When the Trump administration sounded a triumphant chord announcing a set of trade deals with China this week, the most striking new policy was the announcement that the United States would be sending a delegation to a forum in Beijing devoted to China’s ambitious “One Belt, One Road” international investment, infrastructure and trade program.
One Belt, One Road, often known by the ugly acronym OBOR, is China’s scheme to create a network of roads, railways and ports connecting the Euro landmass from East China to Europe through south and central Asia. Since President Xi Jinping launched One Belt, One Road in 2013 many countries in Europe and Asia–and most recently, Canada–have signed up to participate in this giant investment and infrastructure program.
Obama administration, however, reacted with indifference and, behind the scenes, even hostility. Many policymakers in the U.S. viewed it as either a giant, wasteful boondoggle or a threat to American leadership. Japan also refused to play along with One Belt, One Road.
The decision by the Trump administration to send a delegation to the One Belt, One Road forum caught many by surprise. Given President Donald Trump’s tough talk on trade and rejection of the Trans-Pacific Partnership, the conventional wisdom was that Trump would continue or even amplify the Obama administration’s resistance to playing a role in One Belt, One Road.
Perhaps it took an economic nationalist to recognize how the U.S. could benefit from participation in One Belt, One Road. In the first place, Trump’s tough stance on trade puts him in the position to negotiate a U.S. role in the project without fear of seeming to be selling out U.S. interests. Think about the famously anti-communist Richard Nixon opening U.S. relations with Communist China.
It seems likely that Trump sees One Belt, One Road as bearing a family resemblance to the the massive infrastructure program he would like to launch in the U.S. The combination of innovative financing with ambitious plans to build roads and railways could present a learning opportunity for Trump administration.
There’s also a more practical aspect. One of the motivations behind the launch of One Belt, One Road was to give massively overbuilt domestic Chinese industries–including construction, cement, steel and coal–new sources of demand. Reducing excess industrial capacity in China, however, could have the effect of bolstering prices globally. Steel makers in the U.S. would be beneficiaries of a Chinese government program that sent Chinese steel to build rails, bridges and tunnels across Eurasia instead of into the U.S. market.

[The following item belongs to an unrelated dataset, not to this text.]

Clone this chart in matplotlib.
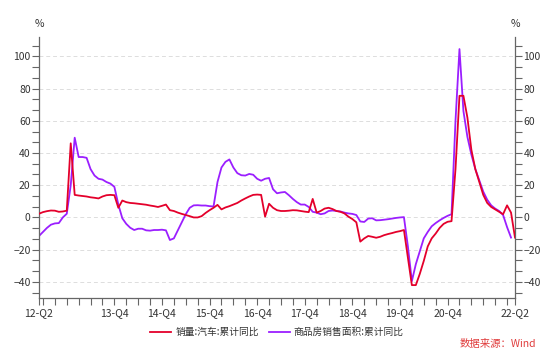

Trump has surprised many political and economic “thought leaders” by seeking better relations with China but that is more of a reflection of their misunderstanding than a change on the part of Trump. When he rejected the consensus in favor of free trade agreements, they saw the only alternative as hostility and trade wars. Trump never presented his views on trade in those terms, instead insisting that better leadership could lead to better outcomes for the U.S. economy and U.S. workers.